--- start Raw records ---

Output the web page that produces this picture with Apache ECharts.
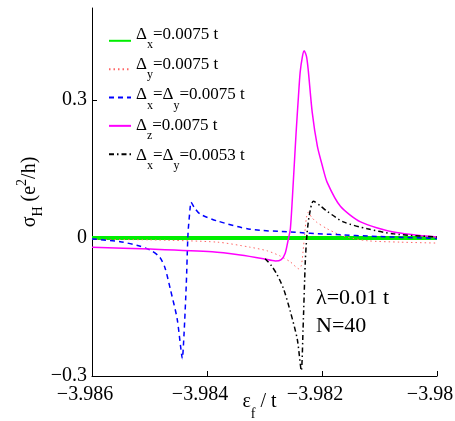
<!DOCTYPE html>
<html>
<head>
<meta charset="utf-8">
<script src="https://cdn.jsdelivr.net/npm/echarts@6/dist/echarts.min.js"></script>
<style>html,body{margin:0;padding:0;background:#fff}#c{width:455px;height:421px}</style>
</head>
<body>
<div id="c"></div>
<script>
// ---- data ----
const xTicks = [-3.986, -3.984, -3.982, -3.98];
const yTicks = [-0.3, 0, 0.3];

const greenX = [-3.986, -3.98];
const greenY = [0, 0];

const redX = [-3.986, -3.985, -3.98382, -3.98325, -3.98295, -3.98273, -3.98255, -3.98240, -3.98236, -3.98233, -3.98230, -3.98227, -3.98224, -3.98218, -3.98210, -3.98191, -3.98163, -3.98121, -3.98064, -3.98];
const redY = [-0.003, -0.004, -0.009, -0.02, -0.028, -0.039, -0.052, -0.067, -0.06, -0.03, 0.01, 0.045, 0.056, 0.045, 0.035, 0.02, 0.004, -0.006, -0.009, -0.011];

const blueX = [-3.986, -3.98551, -3.98516, -3.98496, -3.98482, -3.98473, -3.98464, -3.98452, -3.98446, -3.98443, -3.98440, -3.98436, -3.98433, -3.98429, -3.98428, -3.98422, -3.98412, -3.98382, -3.98325, -3.98255, -3.98186, -3.98098, -3.98];
const blueY = [-0.002, -0.008, -0.018, -0.028, -0.042, -0.065, -0.11, -0.175, -0.235, -0.262, -0.21, -0.1, 0.01, 0.07, 0.078, 0.066, 0.052, 0.037, 0.019, 0.013, 0.008, 0.003, -0.001];

const magX = [-3.986, -3.98499, -3.98391, -3.98342, -3.98302, -3.98281, -3.98271, -3.98264, -3.98259, -3.98255, -3.98250, -3.98245, -3.98241, -3.98238, -3.98234, -3.98231, -3.98227, -3.98224, -3.98217, -3.98208, -3.98199, -3.98191, -3.98168, -3.98133, -3.98076, -3.98];
const magY = [-0.02, -0.024, -0.03, -0.037, -0.045, -0.05, -0.047, -0.033, -0.005, 0.02, 0.12, 0.23, 0.307, 0.36, 0.395, 0.407, 0.395, 0.366, 0.273, 0.199, 0.155, 0.121, 0.069, 0.035, 0.013, 0.002];

const blackX = [-3.98299, -3.98288, -3.98278, -3.98267, -3.98255, -3.98243, -3.98236, -3.98233, -3.98229, -3.98226, -3.98222, -3.98215, -3.98203, -3.98191, -3.98163, -3.98121, -3.98076, -3.98];
const blackY = [-0.045, -0.06, -0.08, -0.11, -0.16, -0.22, -0.288, -0.2, -0.05, 0.01, 0.05, 0.08, 0.07, 0.058, 0.035, 0.02, 0.009, 0.002];

const names = ['dx', 'dy', 'dxy', 'dz', 'dxy2'];
const legendText = {
  dx: '{d|Δ}{s|x}{d|=0.0075 t}',
  dy: '{d|Δ}{s|y}{d|=0.0075 t}',
  dxy: '{d|Δ}{s|x}{d|=Δ}{s|y}{d|=0.0075 t}',
  dz: '{d|Δ}{s|z}{d|=0.0075 t}',
  dxy2: '{d|Δ}{s|x}{d|=Δ}{s|y}{d|=0.0053 t}'
};

function pairs(xs, ys) { return xs.map((x, i) => [x, ys[i]]); }
const FONT = '"Liberation Serif", "DejaVu Serif", serif';
const minus = s => String(s).replace('-', '\u2212');

const chart = echarts.init(document.getElementById('c'), null, {renderer: 'canvas'});
chart.setOption({
  animation: false,
  backgroundColor: '#fff',
  grid: {left: 92, right: 18, top: 8, bottom: 45, containLabel: false, outerBoundsMode: 'none'},
  legend: [
    { // line samples
      data: names,
      orient: 'vertical',
      left: 103,
      top: 31,
      itemWidth: 22,
      itemHeight: 12,
      itemGap: 18.75,
      itemStyle: {opacity: 0},
      formatter: () => ' ',
      textStyle: {fontSize: 6, lineHeight: 6}
    },
    { // labels
      data: names,
      orient: 'vertical',
      left: 103,
      top: 21,
      itemWidth: 22,
      itemHeight: 12,
      itemGap: -5.75,
      itemStyle: {opacity: 0},
      lineStyle: {opacity: 0, color: 'rgba(0,0,0,0)'},
      formatter: n => legendText[n],
      textStyle: {
        fontFamily: FONT, color: '#000',
        rich: {
          d: {fontFamily: FONT, fontSize: 17, color: '#000', lineHeight: 18, verticalAlign: 'top'},
          s: {fontFamily: FONT, fontSize: 12, color: '#000', lineHeight: 14, verticalAlign: 'top', padding: [13, 0, 11, 0]}
        }
      }
    }
  ],
  xAxis: {
    type: 'value', min: -3.986, max: -3.98, interval: 0.002,
    axisLine: {onZero: false, lineStyle: {color: '#000', width: 1}},
    axisTick: {inside: true, length: 5, lineStyle: {color: '#000'}},
    splitLine: {show: false},
    axisLabel: {
      margin: 9, color: '#000', fontFamily: FONT, fontSize: 20, padding: [0, 14, 0, 0],
      formatter: v => minus(parseFloat(v.toFixed(4)))
    },
    name: '{a|ε}{s|f}{a| / t}',
    nameLocation: 'middle', nameGap: 16, nameMoveOverlap: false,
    nameTextStyle: {
      verticalAlign: 'top', padding: [0, 10, 0, 0],
      rich: {
        a: {fontFamily: FONT, fontSize: 20, color: '#000', lineHeight: 20, verticalAlign: 'top'},
        s: {fontFamily: FONT, fontSize: 14, color: '#000', lineHeight: 29, verticalAlign: 'bottom'}
      }
    }
  },
  yAxis: {
    type: 'value', min: -0.3, max: 0.5,
    axisLine: {show: true, onZero: false, lineStyle: {color: '#000', width: 1}},
    axisTick: {show: true, inside: true, length: 5, customValues: yTicks, lineStyle: {color: '#000'}},
    splitLine: {show: false},
    axisLabel: {
      margin: 5, color: '#000', fontFamily: FONT, fontSize: 20, customValues: yTicks,
      formatter: v => minus(parseFloat(v.toFixed(2)))
    },
    name: '{a|σ}{s|H}{a| (e}{p|2}{a|/h)}',
    nameLocation: 'middle', nameRotate: 90, nameGap: 47, nameMoveOverlap: false,
    nameTextStyle: {
      rich: {
        a: {fontFamily: FONT, fontSize: 20, color: '#000', lineHeight: 24, verticalAlign: 'middle'},
        s: {fontFamily: FONT, fontSize: 14, color: '#000', lineHeight: 30, verticalAlign: 'bottom'},
        p: {fontFamily: FONT, fontSize: 14, color: '#000', lineHeight: 30, verticalAlign: 'top'}
      }
    }
  },
  series: [
    {name: 'dx', type: 'line', data: pairs(greenX, greenY), symbol: 'none', z: 2,
     lineStyle: {color: '#00ee00', width: 4}, itemStyle: {color: '#00ee00'}},
    {name: 'dy', type: 'line', data: pairs(redX, redY), symbol: 'none', z: 3, smooth: 0.25,
     lineStyle: {color: '#ff6666', width: 1, type: [1.5, 3]}, itemStyle: {color: '#ff6666'}},
    {name: 'dxy', type: 'line', data: pairs(blueX, blueY), symbol: 'none', z: 4, smooth: 0.25,
     lineStyle: {color: '#0000ff', width: 1.5, type: [5, 4]}, itemStyle: {color: '#0000ff'}},
    {name: 'dz', type: 'line', data: pairs(magX, magY), symbol: 'none', z: 5, smooth: 0.25,
     lineStyle: {color: '#ff00ff', width: 1.5}, itemStyle: {color: '#ff00ff'}},
    {name: 'dxy2', type: 'line', data: pairs(blackX, blackY), symbol: 'none', z: 6, smooth: 0.25,
     lineStyle: {color: '#000', width: 1.5, type: [5, 3, 1.5, 3]}, itemStyle: {color: '#000'}}
  ],
  graphic: [
    {type: 'text', left: 316, top: 287, style: {text: 'λ=0.01 t', fontFamily: FONT, fontSize: 22, fill: '#000'}},
    {type: 'text', left: 316, top: 315, style: {text: 'N=40', fontFamily: FONT, fontSize: 22, fill: '#000'}}
  ]
});
</script>
</body>
</html>
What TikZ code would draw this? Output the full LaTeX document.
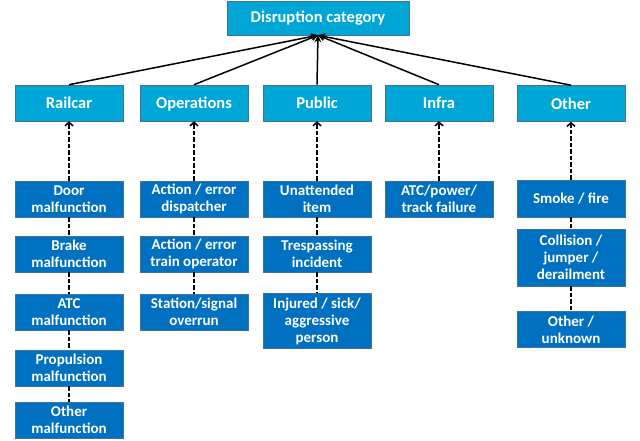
\documentclass[tikz,border=0pt]{standalone}
\usepackage{fontspec}
\setmainfont{Carlito}
\usetikzlibrary{arrows.meta}
\definecolor{catblue}{HTML}{00A6D6}
\definecolor{leafblue}{HTML}{0070C0}
\definecolor{edgeblue}{HTML}{41719C}
\begin{document}
\begin{tikzpicture}[x=1pt,y=-1pt,
  box/.style={draw=edgeblue, line width=0.6pt, text=white, align=center, inner sep=0pt, minimum width=108pt},
  cat/.style={box, fill=catblue, minimum height=36pt, text height=11.5pt, text depth=0pt, font=\fontsize{16.5}{19}\selectfont\bfseries},
  leaf/.style={box, fill=leafblue, minimum height=36pt, font=\fontsize{15}{17}\selectfont\bfseries},
  tall/.style={minimum height=55pt},
  link/.style={-{Stealth[length=7pt,width=7pt]}, line width=1.5pt},
  dep/.style={line width=1.6pt, dash pattern=on 4.5pt off 2pt},
  deparrow/.style={dep, -{Straight Barb[length=3.5pt,width=8pt]}}
]
\useasboundingbox (0,0) rectangle (640,441);

% root
\node[box, fill=catblue, minimum width=182pt, minimum height=34pt,
      font=\fontsize{16.5}{19}\selectfont\bfseries] (top) at (318,18) {Disruption category};

% categories
\node[cat] (railcar) at (69,103)  {Railcar};
\node[cat] (ops)     at (194,103) {Operations};
\node[cat] (public)  at (317,103) {Public};
\node[cat] (infra)   at (439,103) {Infra};
\node[cat] (other)   at (571,103.5) {Other};

\foreach \c in {railcar,ops,public,infra,other}
  \draw[link] (\c.north) -- (top.south);

% railcar causes
\node[leaf] (door)  at (69,199) {Door\\malfunction};
\node[leaf] (brake) at (69,254) {Brake\\malfunction};
\node[leaf] (atc)   at (69,312) {ATC\\malfunction};
\node[leaf] (prop)  at (69,368) {Propulsion\\malfunction};
\node[leaf] (othm)  at (69,420) {Other\\malfunction};

% operations causes
\node[leaf] (disp)  at (194,199) {Action / error\\dispatcher};
\node[leaf] (drv)   at (194,254) {Action / error\\train operator};
\node[leaf] (over)  at (194,312) {Station/signal\\overrun};

% public causes
\node[leaf] (item)  at (317,199) {Unattended\\item};
\node[leaf] (tresp) at (317,254) {Trespassing\\incident};
\node[leaf, tall] (inj) at (317,321) {Injured / sick/\\aggressive\\person};

% infra causes
\node[leaf] (trk)   at (439,199) {ATC/power/\\track failure};

% other causes
\node[leaf, minimum height=37pt] (fire) at (571,198.5) {Smoke / fire};
\node[leaf, minimum height=57pt] (coll) at (571,257.5) {Collision /\\jumper /\\derailment};
\node[leaf] (unk)   at (571,329.5) {Other /\\unknown};

% dashed links
\draw[deparrow] (door.north) -- (railcar.south);
\draw[dep] (door) -- (brake) (brake) -- (atc) (atc) -- (prop) (prop) -- (othm);
\draw[deparrow] (disp.north) -- (ops.south);
\draw[dep] (disp) -- (drv) (drv) -- (over);
\draw[deparrow] (item.north) -- (public.south);
\draw[dep] (item) -- (tresp) (tresp) -- (inj);
\draw[deparrow] (trk.north) -- (infra.south);
\draw[deparrow] (fire.north) -- (other.south);
\draw[dep] (fire) -- (coll) (coll) -- (unk);
\end{tikzpicture}
\end{document}
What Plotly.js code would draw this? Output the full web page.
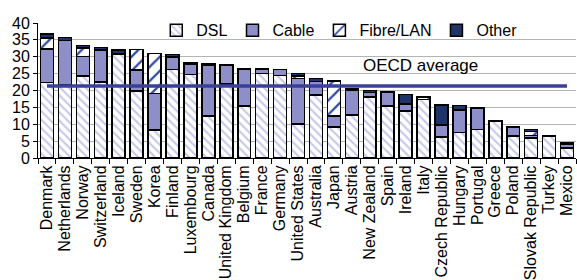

--- end Raw records ---

Repeat the records above exactly, from the first line through the line containing "0.008, 0.003, -0.001];", and leave out the pictures.

Output the web page that produces this picture with Apache ECharts.
<!DOCTYPE html>
<html>
<head>
<meta charset="utf-8">
<script src="https://cdn.jsdelivr.net/npm/echarts@6/dist/echarts.min.js"></script>
<style>html,body{margin:0;padding:0;background:#fff}#c{width:455px;height:421px}</style>
</head>
<body>
<div id="c"></div>
<script>
// ---- data ----
const xTicks = [-3.986, -3.984, -3.982, -3.98];
const yTicks = [-0.3, 0, 0.3];

const greenX = [-3.986, -3.98];
const greenY = [0, 0];

const redX = [-3.986, -3.985, -3.98382, -3.98325, -3.98295, -3.98273, -3.98255, -3.98240, -3.98236, -3.98233, -3.98230, -3.98227, -3.98224, -3.98218, -3.98210, -3.98191, -3.98163, -3.98121, -3.98064, -3.98];
const redY = [-0.003, -0.004, -0.009, -0.02, -0.028, -0.039, -0.052, -0.067, -0.06, -0.03, 0.01, 0.045, 0.056, 0.045, 0.035, 0.02, 0.004, -0.006, -0.009, -0.011];

const blueX = [-3.986, -3.98551, -3.98516, -3.98496, -3.98482, -3.98473, -3.98464, -3.98452, -3.98446, -3.98443, -3.98440, -3.98436, -3.98433, -3.98429, -3.98428, -3.98422, -3.98412, -3.98382, -3.98325, -3.98255, -3.98186, -3.98098, -3.98];
const blueY = [-0.002, -0.008, -0.018, -0.028, -0.042, -0.065, -0.11, -0.175, -0.235, -0.262, -0.21, -0.1, 0.01, 0.07, 0.078, 0.066, 0.052, 0.037, 0.019, 0.013, 0.008, 0.003, -0.001];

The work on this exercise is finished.